Depois do “uau” que rodou o mundo, Ronan Mattin se tornou convidado de honra da Handel and Haydn Society – e o avô disse que pretende levá-lo a todos os concertos possíveis.
“Policiais do silêncio” e autocrítica
Levar ou não crianças a concertos é sempre motivo de debate. A Orquestra Sinfônica do Paraná recomenda que crianças sejam, sim, levadas a assistir a esse tipo de espetáculo, desde que os pais sigam algumas recomendações, como se sentar na parte dos fundos e nas laterais e instruir a criança quanto à importância do silêncio e dos aplausos nas horas apropriadas.
Como nem tudo são flores, houve quem usasse o caso excepcional de Ronan Mattin para criticar a “elitização das salas de concerto” pelo mundo. O comentarista político canadense Paul Wells, por exemplo, viu no “uau” do menino uma oportunidade para criticar aqueles que ele chama de “policiais do silêncio” nos teatros – pessoas que torcem o nariz não só para manifestações espontâneas de arrebatamento, mas também para tossidas, pessoas que ficam se remexendo na poltrona e, claro, aplausos entre os movimentos.
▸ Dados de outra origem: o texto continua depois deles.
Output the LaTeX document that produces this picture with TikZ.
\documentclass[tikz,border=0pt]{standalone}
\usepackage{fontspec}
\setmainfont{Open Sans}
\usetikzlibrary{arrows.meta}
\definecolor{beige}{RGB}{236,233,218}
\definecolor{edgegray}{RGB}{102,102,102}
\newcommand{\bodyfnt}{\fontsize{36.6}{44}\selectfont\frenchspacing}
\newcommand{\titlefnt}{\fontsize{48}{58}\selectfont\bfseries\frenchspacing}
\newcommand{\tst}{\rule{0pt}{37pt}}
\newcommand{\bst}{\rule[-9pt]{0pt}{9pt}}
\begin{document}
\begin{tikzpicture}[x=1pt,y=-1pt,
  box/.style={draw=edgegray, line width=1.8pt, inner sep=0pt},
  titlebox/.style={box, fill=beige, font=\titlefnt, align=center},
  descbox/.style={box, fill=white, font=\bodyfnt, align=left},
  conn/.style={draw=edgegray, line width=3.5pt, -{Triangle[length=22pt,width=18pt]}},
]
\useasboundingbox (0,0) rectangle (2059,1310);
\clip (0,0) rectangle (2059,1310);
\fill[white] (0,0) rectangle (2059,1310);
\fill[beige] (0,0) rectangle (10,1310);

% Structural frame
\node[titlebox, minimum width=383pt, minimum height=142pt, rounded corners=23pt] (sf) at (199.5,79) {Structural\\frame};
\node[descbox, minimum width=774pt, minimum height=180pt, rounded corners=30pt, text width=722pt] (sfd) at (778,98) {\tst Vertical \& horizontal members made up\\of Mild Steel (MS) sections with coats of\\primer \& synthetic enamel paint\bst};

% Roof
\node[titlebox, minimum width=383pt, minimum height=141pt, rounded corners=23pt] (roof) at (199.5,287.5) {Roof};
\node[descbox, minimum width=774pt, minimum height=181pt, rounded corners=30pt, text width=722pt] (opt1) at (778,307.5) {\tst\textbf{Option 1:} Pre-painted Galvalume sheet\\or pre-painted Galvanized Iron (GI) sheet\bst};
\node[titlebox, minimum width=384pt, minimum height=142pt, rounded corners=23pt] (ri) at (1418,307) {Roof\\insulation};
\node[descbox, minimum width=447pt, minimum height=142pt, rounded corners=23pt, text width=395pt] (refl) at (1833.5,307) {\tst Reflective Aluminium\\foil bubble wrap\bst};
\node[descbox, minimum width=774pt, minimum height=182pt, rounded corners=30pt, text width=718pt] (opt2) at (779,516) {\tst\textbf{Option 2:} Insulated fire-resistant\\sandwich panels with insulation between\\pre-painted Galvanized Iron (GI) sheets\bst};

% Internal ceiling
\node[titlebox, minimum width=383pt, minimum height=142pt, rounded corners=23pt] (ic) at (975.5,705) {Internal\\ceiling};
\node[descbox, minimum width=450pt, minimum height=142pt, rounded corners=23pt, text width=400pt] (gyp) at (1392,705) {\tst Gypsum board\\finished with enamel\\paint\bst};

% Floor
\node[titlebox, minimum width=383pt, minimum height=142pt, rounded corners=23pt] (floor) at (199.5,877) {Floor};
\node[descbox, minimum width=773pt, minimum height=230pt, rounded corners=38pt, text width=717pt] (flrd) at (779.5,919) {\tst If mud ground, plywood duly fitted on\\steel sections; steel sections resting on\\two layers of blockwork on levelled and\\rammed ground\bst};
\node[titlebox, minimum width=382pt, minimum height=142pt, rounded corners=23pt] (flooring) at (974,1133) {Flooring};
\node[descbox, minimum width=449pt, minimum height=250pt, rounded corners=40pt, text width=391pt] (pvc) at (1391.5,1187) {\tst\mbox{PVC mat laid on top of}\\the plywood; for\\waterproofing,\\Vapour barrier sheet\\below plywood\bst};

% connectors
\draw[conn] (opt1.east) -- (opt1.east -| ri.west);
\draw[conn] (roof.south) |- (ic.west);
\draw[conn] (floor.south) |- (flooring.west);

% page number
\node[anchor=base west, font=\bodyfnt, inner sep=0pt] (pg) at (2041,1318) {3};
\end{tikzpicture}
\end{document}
Para mim, restou a autocrítica: nem toda história de um gesto espontâneo e que vai contra as regras estabelecidas é necessariamente revolucionário, vulgar ou algo que pretende rezar pela cartilha do politicamente correto. Às vezes um “uau” é apenas isso: o enlevo de um menino que não se deixa tocar, mas que foi tocado pela música de Mozart.